Meet the new library, same as the old library

the final frontier

Via Maud Newton, a few weeks ago I came across upon the website for Brooklyn’s Reanimation Library, which is a sort of a refuge for discarded books, which sounds like a good idea until you start poking around their website. Sounding more like a page from the Logan’s Run screenplay than the French flaps of a Nicholson Baker book, and with graphics that remind me of the menus for the Beastie Boys Criterion Edition DVD (if not for the Church of the SubGenius), the Reanimation Library is hardly a publishing utopia. Instead it’s, well, just another library. However, this is how the Reanimators see it:

The Reanimation Library seeks to assemble an inspiring collection of resources that will facilitate the production of new creative work and promote reflection and research into the historical, legal, and methodological questions surrounding the adaptive reuse of found materials. It strives to provide the necessary space and tools to allow these activities to flourish, and to foster a climate of spirited collaboration.

To me this begs the question, Who’s choosing which books to “reanimate”? And how is that decision more valid or important than the one to deanimate the book in the first place? After all, the Reanimation Library’s not taking just any discarded book. Even though the website states that the library takes donations, not every book will be accepted (just how dead does a book have to be before it’s given new life? And how ironic is that?). And, of course, what happens to the books that the Library of Lost Books simply doesn’t want? Well, “those that are not added to the collection will be sold or donated.” Which means, I guess, that the sad books that even the Reanimation Library doesn’t want to preserve get sent to the land of misfit books.

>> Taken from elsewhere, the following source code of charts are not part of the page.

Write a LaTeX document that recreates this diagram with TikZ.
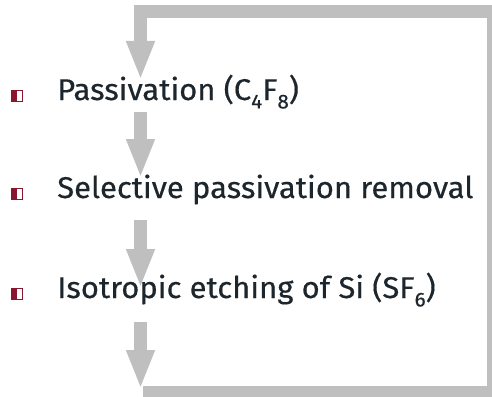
\documentclass[tikz,border=0pt]{standalone}
\usepackage{fontspec}
\setmainfont{Fira Sans}[FakeStretch=1.035, FakeBold=0.4]
\usetikzlibrary{arrows.meta}
\definecolor{flowgray}{HTML}{BFBFBF}
\definecolor{inkdark}{HTML}{1C262C}
\definecolor{bulletred}{HTML}{8A1530}
\tikzset{
  steptext/.style={anchor=base west, inner sep=0pt, text=inkdark,
    font=\fontsize{30}{34}\selectfont},
  flowarrow/.style={draw=flowgray, line width=13pt,
    -{Triangle[width=26pt,length=39pt]}},
  flowloop/.style={draw=flowgray, line width=13pt, miter limit=10,
    -{Triangle[width=26pt,length=39pt]}},
}
% chemical subscript, set low and fairly large
\newcommand{\chemsub}[1]{\raisebox{-0.28em}{\fontsize{20}{20}\selectfont #1}}
\newcommand{\stepbullet}[1]{%
  \fill[bulletred] (11,#1-10) rectangle (16.5,#1+2);
  \draw[bulletred, line width=1.2pt] (16.5,#1-9.4) rectangle (22.4,#1+1.4);
}
\begin{document}
\begin{tikzpicture}[x=1pt,y=-1pt]
  \useasboundingbox (0,0) rectangle (492,396);
  \clip (0,0) rectangle (492,396);

  % arrow anchor points
  \coordinate (a1) at (140.5,80);
  \coordinate (b2) at (140.5,112);
  \coordinate (a2) at (140.5,178);
  \coordinate (b3) at (140.5,220);
  \coordinate (a3) at (140.5,288);
  \coordinate (b4) at (140.5,322);
  \coordinate (a4) at (140.5,389);
  \coordinate (lp0) at (143,392.5);
  \coordinate (lp1) at (493.5,392.5);
  \coordinate (lp2) at (493.5,11.5);
  \coordinate (lp3) at (140.5,11.5);

  % straight arrows between steps
  \draw[flowarrow] (b2) -- (a2);
  \draw[flowarrow] (b3) -- (a3);
  \draw[flowarrow] (b4) -- (a4);
  % feedback loop back to the first step
  \draw[flowloop] (lp0) -- (lp1) -- (lp2) -- (lp3) -- (a1);

  % step labels
  \node[steptext] (s1) at (57,100) {Passivation (C\chemsub{4}F\chemsub{8})};
  \node[steptext] (s2) at (57,198) {Selective passivation removal};
  \node[steptext] (s3) at (57,298) {Isotropic etching of Si (SF\chemsub{6})};

  % bullets
  \stepbullet{100}
  \stepbullet{198}
  \stepbullet{298}
\end{tikzpicture}
\end{document}
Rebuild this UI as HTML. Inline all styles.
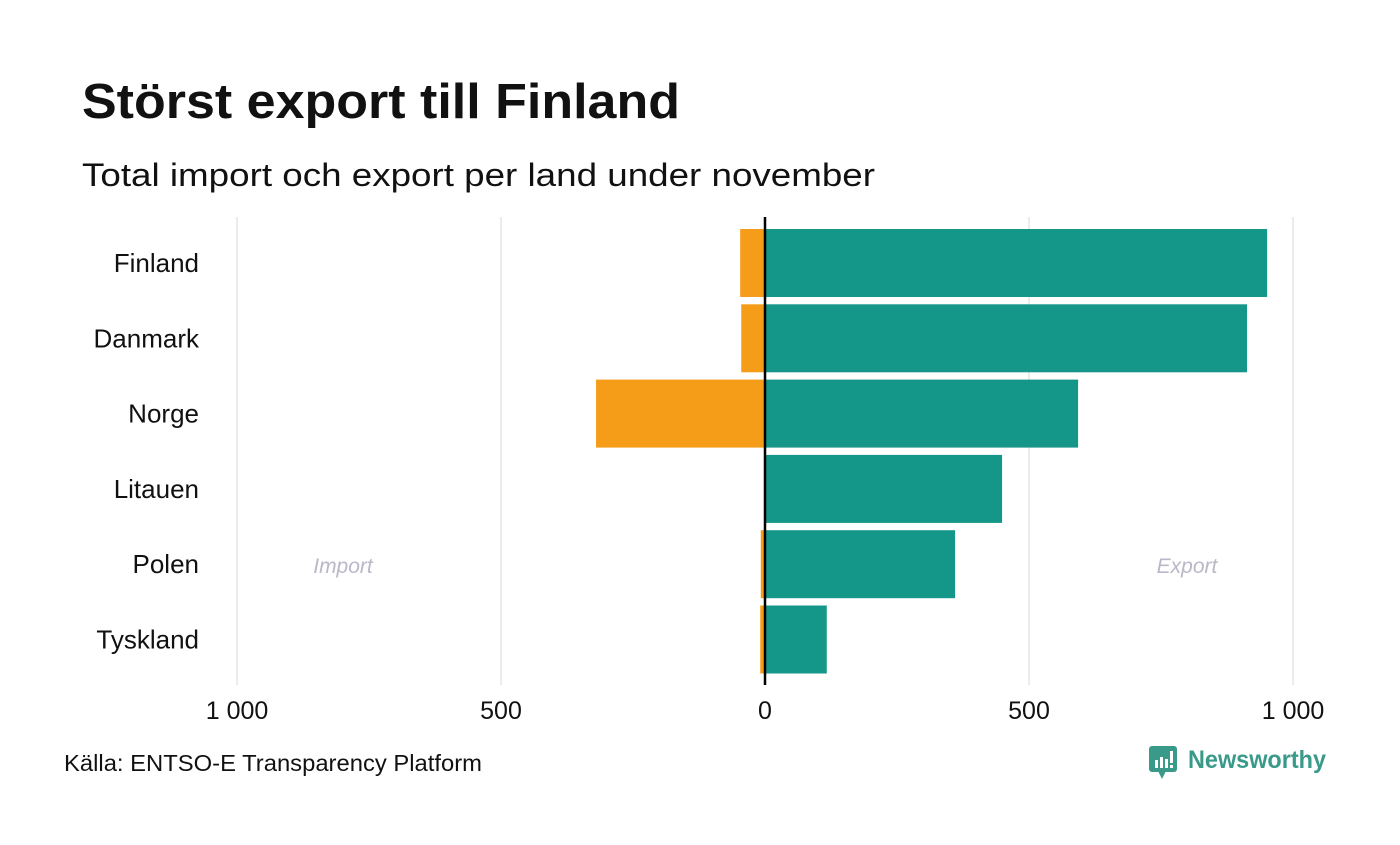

Not mentioned on the site is the fact that libraries are increasingly bypassed in today’s Googlepedia age. When I was a kid I had to bum rides to the library all the way across town in order to do research for school papers or to get stuff to read. But today’s kids are no doubt doing that same research from their laptop computers (if not their cell phones) while at home or in a coffee shop or at school or wherever. So why do we need to replace one kind of library with another? I would argue that the age when libraries played God is over; now they’re just trying to keep pace. The Reanimation Library website also quotes Shiyali Ramamrita Ranganathan’s first law of library science: “books are for use.” And yet, how useful will books in a library in Brooklyn be to anyone, well, not in Brooklyn? (There are currently no plans to digitize the collection.) So how does the Reanimation Library really differ from any library it’s probably a few blocks from? The public collection has been collected and curated, with thousands of books not making the cut. And the same goes for the Reanimation Library (if not more so). The difference, I guess, is that the Reanimation Library also has funky T-shirts and stickers. After all, who needs the Dewey Decimal System when you can have pins with hot dogs that say LIBRARY SKILLS?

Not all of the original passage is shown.